Farrington High School’s 2,396 students have been asked to wear Governors maroon today when Farrington dedicates its first football stadium — a facility that Principal Al Carganilla hopes will spur new traditions for his students and the Kalihi community at large.
“Everybody’s been waiting for it,” Carganilla said Wednesday as he walked around the brightly colored, artificial turf. “We want it to be the hub of the community because the community deserves it. It’s been a long time coming.”
More than 80 years, in fact.
The new stadium means that Farrington’s varsity football team, the Governors, actually will play its home games at Farrington and enjoy a true homecoming for the first time since the school opened in 1936, instead of at Roosevelt High School or other prior “home” locations that included Honolulu Stadium and Aloha Stadium.
After years of worrying about broken and aging facilities, Carganilla said he feels a new sense of pride swelling among the students and the community surrounding today’s unveiling of the $19.7 million stadium.
Most of Farrington’s students will get their first look at the field, stands and digital scoreboard during a dedication ceremony this morning.
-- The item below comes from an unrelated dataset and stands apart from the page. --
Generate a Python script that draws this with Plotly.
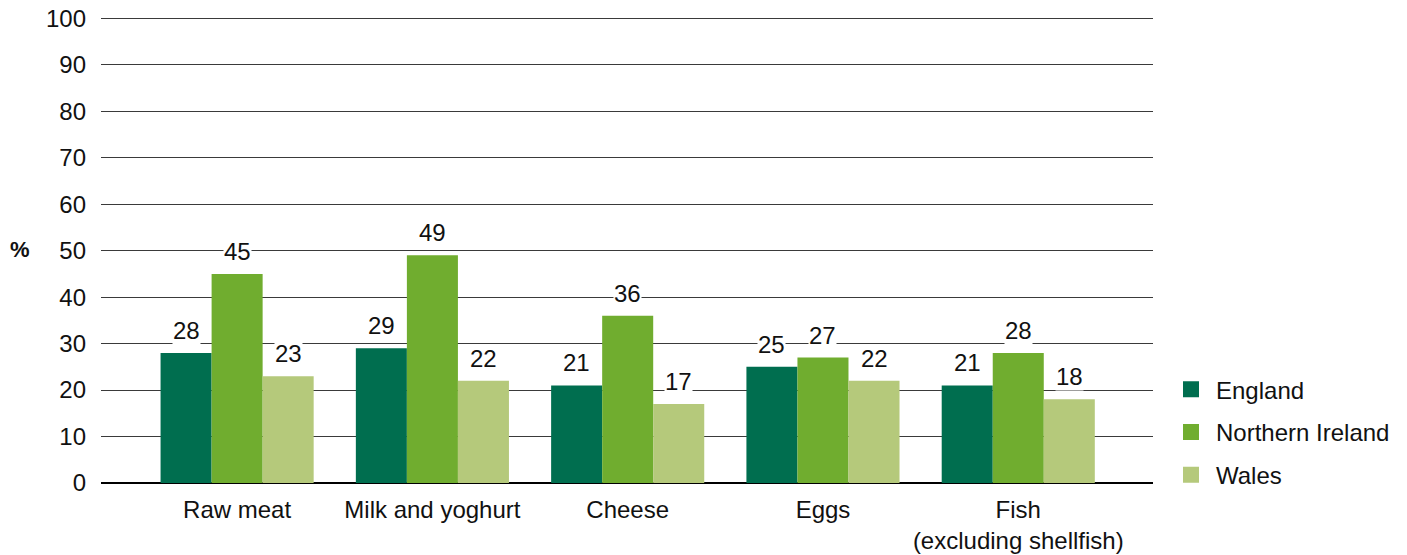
import plotly.graph_objects as go

categories = ["Raw meat", "Milk and yoghurt", "Cheese", "Eggs", "Fish<br>(excluding shellfish)"]
england = [28, 29, 21, 25, 21]
northern_ireland = [45, 49, 36, 27, 28]
wales = [23, 22, 17, 22, 18]

series = [
    ("England", england, "#006e4f"),
    ("Northern Ireland", northern_ireland, "#70ad2f"),
    ("Wales", wales, "#b5c97b"),
]

FONT = "Liberation Sans, Arial, sans-serif"
FS = 24
TXT = "#111111"
bargap = 0.216
n = len(series)
bw = (1 - bargap) / n

fig = go.Figure()
xs = list(range(len(categories)))
for k, (name, vals, col) in enumerate(series):
    fig.add_trace(go.Bar(
        x=xs, y=vals, name=name, marker=dict(color=col, line=dict(width=0)),
        showlegend=False,
    ))
# legend entries with larger square swatches
for k, (name, vals, col) in enumerate(series):
    fig.add_trace(go.Scatter(
        x=[None], y=[None], mode="markers", name=name,
        marker=dict(symbol="square", size=16, color=col),
        legendgroup=name,
    ))

# value labels with white backing, sitting above each bar
annotations = []
for k, (name, vals, col) in enumerate(series):
    off = (k - (n - 1) / 2) * bw
    for i, v in enumerate(vals):
        annotations.append(dict(
            x=i + off, y=v, xref="x", yref="y", text=str(v), showarrow=False,
            yanchor="bottom", yshift=8, bgcolor="white", borderpad=0,
            font=dict(family=FONT, size=FS, color=TXT),
        ))

annotations.append(dict(
    x=-0.077, y=50.3, xref="paper", yref="y", text="<b>%</b>", showarrow=False,
    xanchor="center", font=dict(family=FONT, size=22, color=TXT),
))

fig.update_layout(
    width=1407, height=555,
    margin=dict(l=101, r=254, t=17, b=72),
    paper_bgcolor="white", plot_bgcolor="white",
    barmode="group", bargap=bargap, bargroupgap=0,
    font=dict(family=FONT, size=FS, color=TXT),
    showlegend=True,
    legend=dict(
        x=1.0, xref="paper", y=0.109, xanchor="left", yanchor="middle",
        font=dict(family=FONT, size=FS, color=TXT),
        tracegroupgap=8.5, itemsizing="trace", itemwidth=40,
        bgcolor="rgba(0,0,0,0)",
    ),
    annotations=annotations,
)
# shift the legend so its swatches sit just right of the plot
fig.layout.legend.x = (1166 - 101) / (1407 - 101 - 254)

fig.update_xaxes(
    tickmode="array", tickvals=xs, ticktext=categories,
    range=[-0.697, 4.69], showgrid=False, zeroline=False,
    showline=False, ticks="", ticklabelstandoff=10, automargin=False,
    tickfont=dict(family=FONT, size=FS, color=TXT),
)
fig.update_yaxes(
    range=[0, 100.3], tickmode="array", tickvals=list(range(0, 101, 10)),
    showgrid=True, gridcolor="#3a3a3a", gridwidth=1,
    zeroline=True, zerolinecolor="#000000", zerolinewidth=2,
    showline=False, ticks="", ticklabelstandoff=14, automargin=False,
    tickfont=dict(family=FONT, size=FS, color=TXT),
)

fig.write_html("out.html")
Then, tonight, hundreds of community members are expected at a second event from
5 to 7 p.m.
“A lot of our kids go through hardships at home and don’t have a true home life,” Carganilla said. “So they use the school as a second home, and they take a lot of pride in that.”
The roof of the school auditorium collapsed during a winter storm in 2012.
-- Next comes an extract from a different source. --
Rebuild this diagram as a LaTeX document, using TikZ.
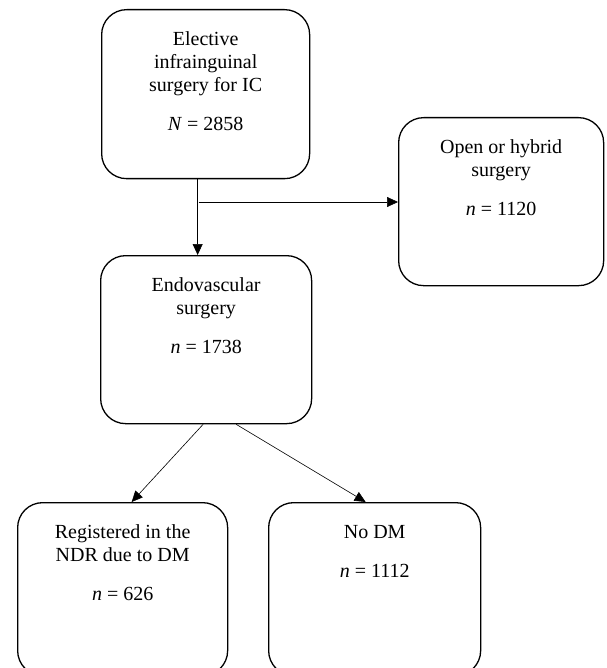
\documentclass[tikz,border=0pt]{standalone}
\usepackage{fontspec}
\setmainfont{Liberation Serif}
\usetikzlibrary{arrows.meta}
\newcommand{\boxtxt}[3]{\parbox[t][#2][t]{#1}{\centering\vspace*{21pt}\rule{0pt}{15pt}#3}}

\begin{document}
\begin{tikzpicture}[x=1pt,y=-1pt,
	box/.style={draw, line width=1.3pt, rounded corners=25pt, inner sep=0pt,
		anchor=north west, font=\fontsize{20}{23}\selectfont},
	arr/.style={-{Triangle[length=11pt,width=10pt]}, line width=0.6pt}]
	% Page frame
	\useasboundingbox (0,0) rectangle (606,668);
	\clip (0,0) rectangle (606,668);
	% Draw the boxes
	\node (top) [box] at (101,9) {\boxtxt{208pt}{169pt}{Elective\\ infrainguinal\\ surgery for IC\\[16pt] \textit{N} = 2858}};
	\node (open) [box] at (398,117) {\boxtxt{205pt}{168pt}{Open or hybrid\\ surgery\\[16pt] \textit{n} = 1120}};
	\node (endo) [box] at (100,255) {\boxtxt{211pt}{168pt}{Endovascular\\ surgery\\[16pt] \textit{n} = 1738}};
	\node (ndr) [box] at (17,502) {\boxtxt{210pt}{173pt}{Registered in the\\ NDR due to DM\\[16pt] \textit{n} = 626}};
	\node (nodm) [box] at (268,502) {\boxtxt{212pt}{173pt}{No DM\\[16pt] \textit{n} = 1112}};
	% Draw the arrows
	\draw [arr] ([xshift=-8pt]top.south) -- ([xshift=-8pt]top.south |- endo.north);
	\coordinate (split) at ([xshift=-7pt]top.south |- 0,202);
	\draw [arr] (split) -- (split -| open.west);
	\draw [arr] ([xshift=-3pt]endo.south) -- ([xshift=9pt]ndr.north);
	\draw [arr] ([xshift=30pt]endo.south) -- ([xshift=-9pt]nodm.north);
\end{tikzpicture}
\end{document}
But the renovated auditorium reopened this school year. And on Wednesday, Carganilla presided over two assemblies inside that gave students background on their school’s history and the two legendary coaches — Edward “Skippa” Diaz and Henry Kusunoki — whose names hang over the home team’s new stands.
“Friday night lights are coming to Kalihi,” Carganilla told the students, who cheered and applauded in response.
As many as 3,000 to 3,500 Farrington fans will get to see their home team — framed by a view of Punchbowl and Diamond Head — as H-1 freeway traffic hurtles past the stadium. About 500 to 700 visiting team fans will fit in the Diamond Head-side bleachers, Carganilla said.
But the stadium — outfitted with art deco lettering that echos Farrington’s past — will host more than football games.
The track team is practicing on a track that once was a dangerous minefield of boulders. Soccer goals are in place for upcoming matches.
Graduates starting with the class of 2018 will have a stadium full of friends and family to watch them walk during commencement. And Carganilla hopes to revive the dormant Farrington tradition of a homecoming parade throughout Kalihi that would end up at the stadium.
“It’s ours,” said 15-year-old sophomore Angelique “Angel” Moore, who photographed the stadium Wednesday for the Governors’ yearbook. “Our school is one of the proudest in the island and this is good for Kalihi, too.”
Angelique was one of a few students to get an early peek at the new boys and girls locker rooms, concession stands and equipment, training and laundry rooms.
She’s excited about watching her first Farrington football game at home, which likely will be in August against Kamehameha Schools. Also, Angelique is looking ahead to her graduation inside the stadium in two years.
“It’s going to be the greatest,” she said.
Carganilla expects that Farrington fans will be excited by the new concession stands, and that Roosevelt will mourn the loss of their visiting “home team” and the money they spent on food.
“Roosevelt’s going to miss out on our fans,” Carganilla said, “because we bring a lot of them.”
The varsity football team got to see the new field during practice last summer, when the players spontaneously gravitated to the G painted at midfield.
But the seniors won’t be able to enjoy a real home game, homecoming or graduation in the new stadium, because officials are still figuring out how to take care of the new turf before next fall. “It sucks,” said Freedom Alualu, an 18-year-old senior fullback and middle linebacker.
Asked whether they’re jealous of their underclassmen, a group of senior football players nodded in agreement.
“Most definitely,” Alualu said. “We really wanted to play on the field.”
Tai Gaulua, an 18-year-old senior defensive lineman, added that the seniors were “big-time” jealous of the junior and sophomore players.
Gaulua remembered the moment when he first saw the G on the field.
“It felt good,” he said. “We finally got our own home field after years going to Roosevelt.”
The stadium represents the centerpiece of even more renovations to come at Farrington.
In the next few years the campus is scheduled to get a new cafeteria, student center, library and media center, and three stories of new classrooms.
But all of that is for another time, a few years in the future.
For today, for the first time, Edward “Skippa” Diaz Stadium at Kusunoki Field is expected to be filled with Farrington students dressed in maroon.
During the first of two student assemblies on Wednesday, Carganilla — a 1986 Farrington graduate — told his students that, “You guys have your own legacy to leave. It’s bigger than any individual person.”